A Filosofia, não enquanto corpo doutrinário mas disposição de vida, é, essencialmente, jovem. Melhor dizendo: ela é infantil, porque brota do espanto, do encantamento, da curiosidade, da vontade de saber.
Com o tempo, essa admiração vai se desfazendo, e nos tornamos pretensiosos, julgando que já sabemos de tudo. É nesse processo que nos tornamos “velhos”, nos estruturamos. E é justamente aí que mora o perigo.
Então, é assim: as pessoas se estruturam em defesa do que elas construíram e do que elas são. Qualquer ameaça a essa estrutura torna-se algo perigoso e que deve ser combatido.
Isto que estou falando é facilmente verificável quando analisamos a questão da ideologia.
Iniciamos 2018 sob intensa guerra ideológica, que se arrasta por dois anos, com a perspectiva do quadro ir se agravando cada vez mais.
Nessa guerra, e porque se trata justamente de uma guerra, razão e busca da verdade são deixadas de lado para aflorarem as armas de defesa e de ataque. Então, passa a valer tudo (alusão à música “Vale Tudo”, de Tim Maia), já que as partes envolvidas quase sempre acreditam na máxima de que os fins justificam os meios.

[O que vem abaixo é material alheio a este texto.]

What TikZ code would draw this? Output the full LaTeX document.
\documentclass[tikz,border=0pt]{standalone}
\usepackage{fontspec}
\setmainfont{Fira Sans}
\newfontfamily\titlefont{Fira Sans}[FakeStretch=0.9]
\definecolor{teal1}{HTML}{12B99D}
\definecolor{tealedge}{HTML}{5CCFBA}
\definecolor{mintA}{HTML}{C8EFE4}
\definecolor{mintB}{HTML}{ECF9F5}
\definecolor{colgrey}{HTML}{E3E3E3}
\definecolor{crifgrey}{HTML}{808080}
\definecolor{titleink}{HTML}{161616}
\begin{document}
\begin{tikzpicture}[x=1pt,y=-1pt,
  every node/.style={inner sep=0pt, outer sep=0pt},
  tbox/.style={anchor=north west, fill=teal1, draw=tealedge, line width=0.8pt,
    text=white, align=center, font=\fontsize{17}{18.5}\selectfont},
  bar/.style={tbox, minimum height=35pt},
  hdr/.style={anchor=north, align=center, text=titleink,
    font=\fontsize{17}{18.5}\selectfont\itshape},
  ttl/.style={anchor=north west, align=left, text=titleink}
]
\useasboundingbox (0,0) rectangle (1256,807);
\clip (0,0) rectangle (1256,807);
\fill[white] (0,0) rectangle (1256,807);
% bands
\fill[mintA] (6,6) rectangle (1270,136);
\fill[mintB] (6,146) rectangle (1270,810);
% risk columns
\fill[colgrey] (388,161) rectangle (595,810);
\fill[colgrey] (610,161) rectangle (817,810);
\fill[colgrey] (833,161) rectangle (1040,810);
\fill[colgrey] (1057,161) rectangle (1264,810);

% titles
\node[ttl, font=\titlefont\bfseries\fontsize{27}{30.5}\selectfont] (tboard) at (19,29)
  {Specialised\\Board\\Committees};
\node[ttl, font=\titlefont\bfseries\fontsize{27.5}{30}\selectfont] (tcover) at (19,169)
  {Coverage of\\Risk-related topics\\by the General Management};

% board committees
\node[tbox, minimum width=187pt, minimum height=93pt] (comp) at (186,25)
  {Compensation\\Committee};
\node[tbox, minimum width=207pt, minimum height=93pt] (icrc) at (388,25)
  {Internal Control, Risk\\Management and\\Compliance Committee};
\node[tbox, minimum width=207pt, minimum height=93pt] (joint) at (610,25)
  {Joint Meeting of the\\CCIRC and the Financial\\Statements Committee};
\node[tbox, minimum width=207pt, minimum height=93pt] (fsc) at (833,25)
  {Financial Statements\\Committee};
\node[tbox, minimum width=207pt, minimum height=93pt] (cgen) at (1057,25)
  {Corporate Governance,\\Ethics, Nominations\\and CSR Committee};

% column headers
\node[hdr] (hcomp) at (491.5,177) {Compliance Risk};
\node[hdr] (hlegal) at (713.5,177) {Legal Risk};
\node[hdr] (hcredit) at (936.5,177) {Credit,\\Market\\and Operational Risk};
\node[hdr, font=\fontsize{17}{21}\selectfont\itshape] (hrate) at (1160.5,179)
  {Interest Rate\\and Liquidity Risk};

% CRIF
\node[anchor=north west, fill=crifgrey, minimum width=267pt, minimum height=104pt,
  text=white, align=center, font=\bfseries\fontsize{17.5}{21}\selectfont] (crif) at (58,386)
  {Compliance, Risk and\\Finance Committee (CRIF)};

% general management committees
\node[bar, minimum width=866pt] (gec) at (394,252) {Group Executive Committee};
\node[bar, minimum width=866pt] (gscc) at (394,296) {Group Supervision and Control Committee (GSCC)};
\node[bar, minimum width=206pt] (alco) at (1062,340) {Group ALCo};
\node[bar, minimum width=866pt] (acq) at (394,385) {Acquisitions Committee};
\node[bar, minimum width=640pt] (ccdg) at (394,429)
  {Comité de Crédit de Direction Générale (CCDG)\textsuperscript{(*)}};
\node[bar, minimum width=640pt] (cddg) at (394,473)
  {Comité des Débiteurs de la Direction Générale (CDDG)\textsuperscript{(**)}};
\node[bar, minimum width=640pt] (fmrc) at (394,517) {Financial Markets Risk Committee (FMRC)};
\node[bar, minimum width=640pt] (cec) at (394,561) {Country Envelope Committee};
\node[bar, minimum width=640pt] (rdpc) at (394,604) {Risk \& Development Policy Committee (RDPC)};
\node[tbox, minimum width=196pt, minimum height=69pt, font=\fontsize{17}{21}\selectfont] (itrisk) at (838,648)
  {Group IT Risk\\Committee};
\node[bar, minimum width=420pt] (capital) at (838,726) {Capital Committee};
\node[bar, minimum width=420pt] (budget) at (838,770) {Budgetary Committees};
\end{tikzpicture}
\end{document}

Numa análise maniqueísta e muito simplista, temos, de um lado, os “demônios” e, de outro, temos os “santos".
Estes termos, “demônios” e “santos”, não configuram os tipos ideológicos. Sendo assim, o demônio é tão somente aquele que tem uma postura cínica; santo é aquele descrito como dogmático. Numa ordem natural, acontece dos cínicos tenderem mais para a ‘direita’, enquanto os dogmáticos ficam mais à ‘esquerda’. Mas isso não ocorre necessariamente. O que destaco é que o comportamento do cínico é destrutivo, corrosivo. Em geral, não sabe argumentar; logo apela para a ofensa, a agressão. Já os dogmáticos se escondem por detrás de uma fé inabalável em verdades incontestáveis, seus dogmas.
Num confronto de agressões entre essas partes, estabelece-se, então, o que chamamos “diálogo de surdos”: ninguém ouve ninguém, ninguém dá razão a ninguém, todo mundo quer impor seu ponto de vista.
Entretanto, entre essas partes, surge por vezes aquele que podemos chamar de irônico. Enquanto cínicos e dogmáticos se fecham em suas posições, o irônico busca, através do diálogo, uma aproximação com a verdade. Isso porque a Ironia é dialógica, como tão bem a empregou Sócrates em sua Maiêutica. Ela não é corrosiva como o cinismo, nem sectária, como é próprio do dogmático. O bom da ironia é que não teme a verdade, vai atrás dela, esteja onde estiver. (É bom notar que o irônico se serve e pode ser encontrado com frequência em textos de humor.)
Esta análise nos mostra que muito pouco se salva dessa guerra ideológica que vivemos hoje. Vivemos um conflito de “gente velha” em defesa de estruturas. Como ninguém reconhece os próprios erros, acabam as pessoas se apegando a pedaços de verdade e se arvorando como donas da verdade inteira.
O Brasil se tornou um país “velho”, está tomado de velhice: velho é o judiciário, velhíssima é a política, caindo de velhos estão as classes dos empresários e dos banqueiros (embora eu desconfie de que esses serão sempre velhos); velhos são os “demônios” e os “santos”, os “cínicos” e os “dogmáticos” em seus diálogos de surdos – eles que tanto aparecem nas redes sociais.
Para quebrar tanta caduquice, pessoas “jovens” estão fazendo falta, muita falta.